Once upon a time, in the kingdom of Paris fashion, there was a handsome designer from Mali who made dream dresses from scraps. They called him “The Prince of Pieces.” The
prince rose each morning at 5, digging through marketplaces for old fabrics, and sewed them together with a trademark red stitch that looked like a spine, or perhaps a fault line elevating the trash into treasure, or, as the prince himself often said, a scar. Peers like Martin Margiela and John Galliano, who were busy storming European fashion around the same time, also used simple, or old, materials to make new things, but the prince’s work had a sense of biography all its own. Clothes or looks from all over the world would land in his native Mali and transform into something else, as someone chopped the sleeves off a sweater for summer or remade French designs from magazines in African fabrics. As he brought that approach into the glossy world of luxury fashion, the prince’s star rose throughout the 1990s: he sparred with Karl Lagerfeld on French television about the definition of couture; he created a collection with Puma (the first designer to do a high fashion-sportswear collaboration); he dressed celebrities like Janet Jackson; and his work was on the cover of magazines.
The prince, named Lamine Kouyaté, called his brand XULY.Bët—Wolof for “keep your eyes open.”
“He was the heir to Willi Smith and Patrick Kelly,” says Dana Thomas, who covered fashion for the Washington Post in the ’90s (and occasionally writes for GQ), referring to two Black designers who held the world of fashion in the palms of their hand throughout the 1980s. Both Smith and Kelly died of AIDS, taking two of the industry’s most revered Black designers far before their time. Kouyaté came to Paris in the early ’90s, staging guerilla shows with sensual models in clingy fabrics, a rebuke to the obvious, booming couture of the ’80s. He often used pantyhose to make dresses and tops. “XULY.Bët had a lot of oomph, and a lot of pizzazz, and it was sexy,” Thomas says.
And then one day, it seemed, XULY.Bët disappeared.
Royals and anti-monarchists alike may believe they know the name of every designer who wore the fashion crown in the ’90s—from Jean-Paul Gaultier to Miuccia Prada and Helmut Lang to Baby Phat and Rocawear. And yet this prince’s reign is somehow obscured. Kouyaté is one of the few African designers to recharge the stodgy (and, especially then, racist) world of Paris fashion, a conscious fashion pioneer, and the kind of small designer whose ingenuity keeps conglomerates on their toes. It seemed unbelievable, and a failure of contemporary fashion history and even the archival canon created by Instagram accounts and secondhand stores, that his work had gone missing.
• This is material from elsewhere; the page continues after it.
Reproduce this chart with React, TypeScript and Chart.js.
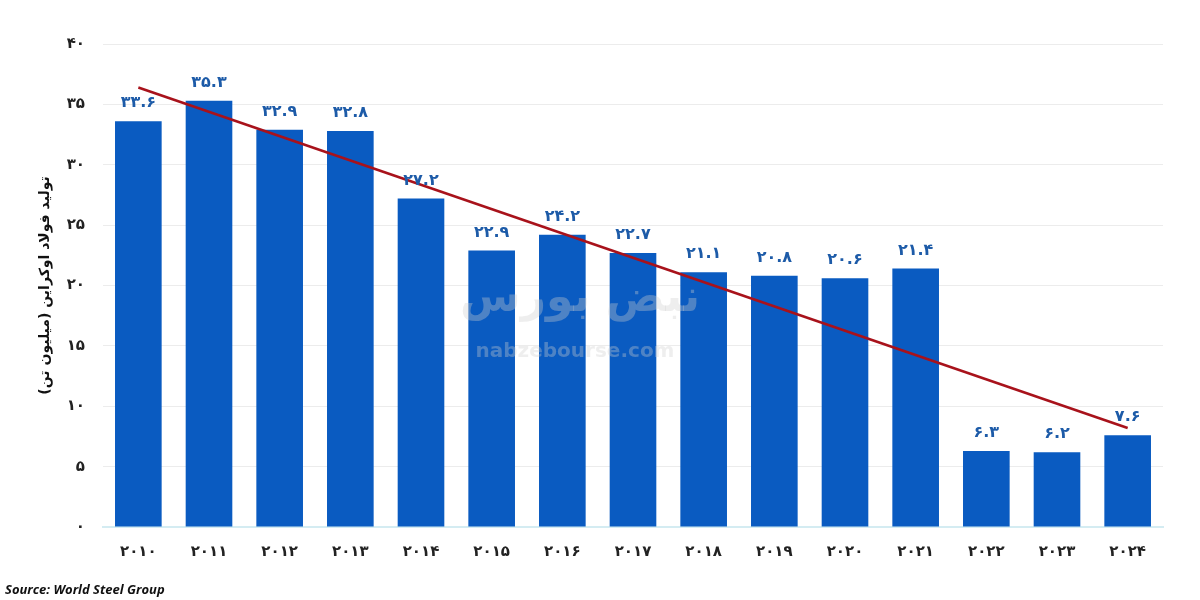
import React, { useEffect, useRef } from "react";
import { Chart, registerables } from "chart.js";

Chart.register(...registerables);

const years = ["2010","2011","2012","2013","2014","2015","2016","2017","2018","2019","2020","2021","2022","2023","2024"];
const production = [33.6, 35.3, 32.9, 32.8, 27.2, 22.9, 24.2, 22.7, 21.1, 20.8, 20.6, 21.4, 6.3, 6.2, 7.6];
const trendLine = [36.4, null, null, null, null, null, null, null, null, null, null, null, null, null, 8.2];
const yTicks = [0, 5, 10, 15, 20, 25, 30, 35, 40];
const yTitle = "تولید فولاد اوکراین (میلیون تن)";
const sourceText = "Source: World Steel Group";

const faDigits = "۰۱۲۳۴۵۶۷۸۹";
const toFa = (s: string | number) => String(s).replace(/[0-9]/g, (d) => faDigits[Number(d)]);

const FONT = "'DejaVu Sans', 'Noto Sans', sans-serif";

export default function App() {
  const ref = useRef<HTMLCanvasElement | null>(null);

  useEffect(() => {
    document.body.style.margin = "0";
    const canvas = ref.current;
    if (!canvas) return;

    const labelsPlugin = {
      id: "barLabels",
      afterDatasetsDraw(chart: any) {
        const ctx = chart.ctx;
        const meta = chart.getDatasetMeta(0);
        ctx.save();
        ctx.font = `bold 16px ${FONT}`;
        ctx.fillStyle = "#1d5ba8";
        ctx.textAlign = "center";
        ctx.textBaseline = "bottom";
        meta.data.forEach((bar: any, i: number) => {
          ctx.fillText(toFa(production[i].toFixed(1)), bar.x, bar.y - 10);
        });
        ctx.restore();
      },
    };

    const extrasPlugin = {
      id: "extras",
      afterDraw(chart: any) {
        const ctx = chart.ctx;
        ctx.save();
        // watermark
        ctx.textAlign = "center";
        ctx.textBaseline = "middle";
        ctx.fillStyle = "rgba(205,205,205,0.35)";
        ctx.font = `bold 44px ${FONT}`;
        ctx.fillText("نبض بورس", 580, 300);
        ctx.font = `bold 20px ${FONT}`;
        ctx.fillText("nabzebourse.com", 575, 352);
        // source
        ctx.textAlign = "left";
        ctx.textBaseline = "middle";
        ctx.fillStyle = "#111";
        ctx.font = `italic bold 13px 'Open Sans', sans-serif`;
        ctx.fillText(sourceText, 5, 590);
        ctx.restore();
      },
    };

    const chart = new Chart(canvas, {
      type: "bar",
      data: {
        labels: years,
        datasets: [
          {
            type: "bar",
            data: production,
            backgroundColor: "#0a5bc1",
            barPercentage: 0.66,
            categoryPercentage: 1,
            order: 2,
          } as any,
          {
            type: "line",
            data: trendLine as any,
            borderColor: "#a8121b",
            borderWidth: 2.5,
            pointRadius: 0,
            spanGaps: true,
            fill: false,
            order: 1,
          } as any,
        ],
      },
      options: {
        animation: false,
        responsive: true,
        maintainAspectRatio: false,
        layout: { padding: { top: 44, right: 37, left: 37, bottom: 31 } },
        plugins: {
          legend: { display: false },
          tooltip: { enabled: false },
        },
        scales: {
          x: {
            grid: { display: false },
            border: { color: "#d4ecf2", width: 2 },
            ticks: {
              color: "#222",
              font: { family: FONT, size: 15, weight: "bold" },
              padding: 8,
              callback: (_v: any, i: number) => toFa(years[i]),
            },
          },
          y: {
            min: 0,
            max: 40,
            afterBuildTicks: (s: any) => {
              s.ticks = yTicks.map((v) => ({ value: v }));
            },
            afterFit: (s: any) => {
              s.width = 66;
            },
            grid: { color: "#ececec", drawTicks: false },
            border: { display: false },
            ticks: {
              color: "#222",
              padding: 18,
              font: { family: FONT, size: 15, weight: "bold" },
              callback: (v: any) => toFa(v),
            },
            title: {
              display: true,
              text: yTitle,
              color: "#111",
              font: { family: FONT, size: 14, weight: "bold" },
              padding: { top: 0, bottom: 0 },
            },
          },
        },
      },
      plugins: [labelsPlugin, extrasPlugin],
    });

    return () => chart.destroy();
  }, []);

  return (
    <div style={{ position: "absolute", left: 0, top: 0, width: 1200, height: 600, background: "#fff" }}>
      <canvas ref={ref} />
    </div>
  );
}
It’s lucky for us, then, that the prince has returned.
It’s not a comeback per se, says Kouyaté, cool and stylish in a herringbone zip-up and a white shirt, with jeans rolled up to show off funky Nike hightops, on a Zoom call from his Paris atelier. “The comeback for me is a reconciliation with Paris,” he says. And then clarifies: “This wasn’t really a comeback. I never stopped working, but it was kind of underground.” He showed on and off in New York over the past few years, “but we figured out that Paris is our base. It’s very conservartive, so we have to come and struggle here. You have to be a part of it, because we have a vision that could really matter now.”
Now 57, Kouyaté has installed Rodrigo Martinez, a handsome, mustachioed 28-year-old, at his side as CEO. “You represent a lot for Paris counterculture,” Martinez says to Kouyaté. And then, to me: “He’s an idol of what’s been going on in Paris, but kind of underground this past ten years. Before that, you were the star of the Paris runways. We thought it was important to get the name back here.” Paris remains the global capital of fashion, but most of its output is designed to be exported and understood elsewhere. Rare now is the designer who speaks specifically to the youth of Paris, with its own endemic desires and anxieties. Kouyaté and Martinez have made it their mission to make clothes for them, attending the the pulse of Paris that exists in contrast to the dopey beret-and-baguette tropes espoused in media like Emily In Paris. XULY.Bët's audience is multicultural, sexy, and self-possessed.